* Start SOURCE EXCERPT *
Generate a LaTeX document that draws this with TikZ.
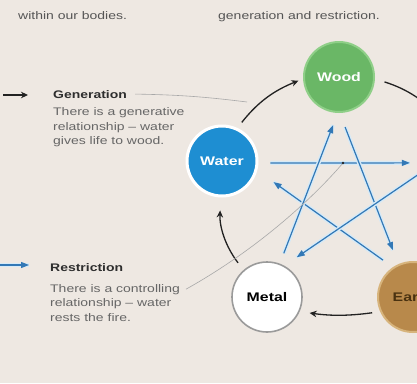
\documentclass[tikz,border=0pt]{standalone}
\usepackage{fontspec}
\setmainfont{Liberation Sans}
\newfontfamily\widefont[FakeStretch=1.27]{Liberation Sans}
\usetikzlibrary{arrows.meta}
\definecolor{bg}{HTML}{EEE8E2}
\definecolor{woodfill}{HTML}{6AB766}
\definecolor{woodrim}{HTML}{8FCF88}
\definecolor{waterfill}{HTML}{1E8ED2}
\definecolor{metalrim}{HTML}{9A9A9A}
\definecolor{earthfill}{HTML}{B8894B}
\definecolor{earthrim}{HTML}{D7B47C}
\definecolor{earthtext}{HTML}{4A3210}
\definecolor{genblack}{HTML}{222222}
\definecolor{resblue}{HTML}{3278B6}
\definecolor{glow}{HTML}{D6EAF7}
\definecolor{titlegrey}{HTML}{2E2E2E}
\definecolor{bodygrey}{HTML}{666666}
\definecolor{topgrey}{HTML}{555555}
\definecolor{leadergrey}{HTML}{A8A8A8}
\tikzset{
  elem/.style={circle, minimum size=70pt, inner sep=0pt,
    font=\widefont\bfseries\fontsize{12.5}{12.5}\selectfont},
  gen/.style={draw=genblack, line width=1.3pt, -{Stealth[length=7pt,width=6.5pt]}},
  res/.style={draw=resblue, line width=1.2pt, -{Triangle[length=8pt,width=6pt]},
    preaction={draw=glow, line width=4pt, -}},
  leader/.style={draw=leadergrey, line width=0.6pt},
  ttl/.style={anchor=base west, inner sep=0pt, text=titlegrey,
    font=\widefont\bfseries\fontsize{11}{13}\selectfont},
  body/.style={anchor=base west, inner sep=0pt, text=bodygrey,
    font=\widefont\fontsize{11}{13}\selectfont},
  toptext/.style={anchor=base west, inner sep=0pt, text=topgrey,
    font=\widefont\fontsize{11}{13}\selectfont}
}
\begin{document}
\begin{tikzpicture}[x=1pt,y=-1pt]
\fill[bg] (0,0) rectangle (417,383);
\useasboundingbox (0,0) rectangle (417,383);
\clip (0,0) rectangle (417,383);

% top texts
\node[toptext] (top1) at (18,19) {within our bodies.};
\node[toptext] (top2) at (218,19) {generation and restriction.};

% elements
\node[elem, fill=woodfill, draw=woodrim, line width=2pt, text=white] (wood) at (339,77) {Wood};
\node[elem, fill=waterfill, draw=white, line width=3pt, text=white] (water) at (222,161) {Water};
\node[elem, fill=white, draw=metalrim, line width=1.6pt, text=black] (metal) at (267,297) {Metal};
\node[elem, fill=earthfill, draw=earthrim, line width=2pt, text=earthtext] (earth) at (413,297) {Earth};
\node[circle, minimum size=72pt, inner sep=0pt] (fire) at (454,161) {};

% restriction (blue) lines
\draw[res, shorten <=12pt, shorten >=8pt] (water.-3) -- (fire.183);
\draw[res, shorten <=15pt, shorten >=15pt] (wood.-89) -- (earth.114);
\draw[res, shorten <=12pt, shorten >=20pt] (earth.124) -- (water.-15);
\draw[res, shorten <=11pt, shorten >=13pt] (metal.69) -- (wood.-92);
\draw[res, shorten >=15pt] (fire.200) -- (metal.61);

% generation (black) arcs
\draw[gen, shorten <=7pt, shorten >=5pt] (water.65) to[bend left=15] (wood.183);
\draw[gen, shorten <=10pt] (wood.-3) to[bend left=15] (fire.100);
\draw[gen, shorten <=8pt, shorten >=10pt] (earth.204) to[bend left=8] (metal.-24);
\draw[gen, shorten <=9pt, shorten >=13pt] (metal.131) to[bend left=20] (water.-92);

% legend: generation
\coordinate (lgAs) at (3,95);
\coordinate (lgAe) at (28,95);
\draw[gen] (lgAs) -- (lgAe);
\node[ttl] (gentitle) at (53,98) {Generation};
\node[body] (gen1) at (53,115.5) {There is a generative};
\node[body] (gen2) at (53,130) {relationship – water};
\node[body] (gen3) at (53,144) {gives life to wood.};
\coordinate (genpt) at (247,102);
\draw[leader] ([xshift=8pt]gentitle.east) to[bend left=3] (genpt);

% legend: restriction
\coordinate (lgBs) at (0,265);
\coordinate (lgBe) at (29,265);
\draw[res] (lgBs) -- (lgBe);
\node[ttl] (restitle) at (50,271) {Restriction};
\node[body] (res1) at (50,292) {There is a controlling};
\node[body] (res2) at (50,306.5) {relationship – water};
\node[body] (res3) at (50,321) {rests the fire.};
\coordinate (respt) at (343,163);
\draw[leader] ([xshift=6pt]res1.east) .. controls (265,245) and (320,190) .. (respt);
\fill[genblack] (respt) circle (1.4pt);
\end{tikzpicture}
\end{document}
* End SOURCE EXCERPT *
--- WORK TO COMPLETE ---
Restate the data above exactly, stripping out each image.

--- OUTPUT OF THE TASK ---
Generate a LaTeX document that draws this with TikZ.
\documentclass[tikz,border=0pt]{standalone}
\usepackage{fontspec}
\setmainfont{Liberation Sans}
\newfontfamily\widefont[FakeStretch=1.27]{Liberation Sans}
\usetikzlibrary{arrows.meta}
\definecolor{bg}{HTML}{EEE8E2}
\definecolor{woodfill}{HTML}{6AB766}
\definecolor{woodrim}{HTML}{8FCF88}
\definecolor{waterfill}{HTML}{1E8ED2}
\definecolor{metalrim}{HTML}{9A9A9A}
\definecolor{earthfill}{HTML}{B8894B}
\definecolor{earthrim}{HTML}{D7B47C}
\definecolor{earthtext}{HTML}{4A3210}
\definecolor{genblack}{HTML}{222222}
\definecolor{resblue}{HTML}{3278B6}
\definecolor{glow}{HTML}{D6EAF7}
\definecolor{titlegrey}{HTML}{2E2E2E}
\definecolor{bodygrey}{HTML}{666666}
\definecolor{topgrey}{HTML}{555555}
\definecolor{leadergrey}{HTML}{A8A8A8}
\tikzset{
  elem/.style={circle, minimum size=70pt, inner sep=0pt,
    font=\widefont\bfseries\fontsize{12.5}{12.5}\selectfont},
  gen/.style={draw=genblack, line width=1.3pt, -{Stealth[length=7pt,width=6.5pt]}},
  res/.style={draw=resblue, line width=1.2pt, -{Triangle[length=8pt,width=6pt]},
    preaction={draw=glow, line width=4pt, -}},
  leader/.style={draw=leadergrey, line width=0.6pt},
  ttl/.style={anchor=base west, inner sep=0pt, text=titlegrey,
    font=\widefont\bfseries\fontsize{11}{13}\selectfont},
  body/.style={anchor=base west, inner sep=0pt, text=bodygrey,
    font=\widefont\fontsize{11}{13}\selectfont},
  toptext/.style={anchor=base west, inner sep=0pt, text=topgrey,
    font=\widefont\fontsize{11}{13}\selectfont}
}
\begin{document}
\begin{tikzpicture}[x=1pt,y=-1pt]
\fill[bg] (0,0) rectangle (417,383);
\useasboundingbox (0,0) rectangle (417,383);
\clip (0,0) rectangle (417,383);

% top texts
\node[toptext] (top1) at (18,19) {within our bodies.};
\node[toptext] (top2) at (218,19) {generation and restriction.};

% elements
\node[elem, fill=woodfill, draw=woodrim, line width=2pt, text=white] (wood) at (339,77) {Wood};
\node[elem, fill=waterfill, draw=white, line width=3pt, text=white] (water) at (222,161) {Water};
\node[elem, fill=white, draw=metalrim, line width=1.6pt, text=black] (metal) at (267,297) {Metal};
\node[elem, fill=earthfill, draw=earthrim, line width=2pt, text=earthtext] (earth) at (413,297) {Earth};
\node[circle, minimum size=72pt, inner sep=0pt] (fire) at (454,161) {};

% restriction (blue) lines
\draw[res, shorten <=12pt, shorten >=8pt] (water.-3) -- (fire.183);
\draw[res, shorten <=15pt, shorten >=15pt] (wood.-89) -- (earth.114);
\draw[res, shorten <=12pt, shorten >=20pt] (earth.124) -- (water.-15);
\draw[res, shorten <=11pt, shorten >=13pt] (metal.69) -- (wood.-92);
\draw[res, shorten >=15pt] (fire.200) -- (metal.61);

% generation (black) arcs
\draw[gen, shorten <=7pt, shorten >=5pt] (water.65) to[bend left=15] (wood.183);
\draw[gen, shorten <=10pt] (wood.-3) to[bend left=15] (fire.100);
\draw[gen, shorten <=8pt, shorten >=10pt] (earth.204) to[bend left=8] (metal.-24);
\draw[gen, shorten <=9pt, shorten >=13pt] (metal.131) to[bend left=20] (water.-92);

% legend: generation
\coordinate (lgAs) at (3,95);
\coordinate (lgAe) at (28,95);
\draw[gen] (lgAs) -- (lgAe);
\node[ttl] (gentitle) at (53,98) {Generation};
\node[body] (gen1) at (53,115.5) {There is a generative};
\node[body] (gen2) at (53,130) {relationship – water};
\node[body] (gen3) at (53,144) {gives life to wood.};
\coordinate (genpt) at (247,102);
\draw[leader] ([xshift=8pt]gentitle.east) to[bend left=3] (genpt);

% legend: restriction
\coordinate (lgBs) at (0,265);
\coordinate (lgBe) at (29,265);
\draw[res] (lgBs) -- (lgBe);
\node[ttl] (restitle) at (50,271) {Restriction};
\node[body] (res1) at (50,292) {There is a controlling};
\node[body] (res2) at (50,306.5) {relationship – water};
\node[body] (res3) at (50,321) {rests the fire.};
\coordinate (respt) at (343,163);
\draw[leader] ([xshift=6pt]res1.east) .. controls (265,245) and (320,190) .. (respt);
\fill[genblack] (respt) circle (1.4pt);
\end{tikzpicture}
\end{document}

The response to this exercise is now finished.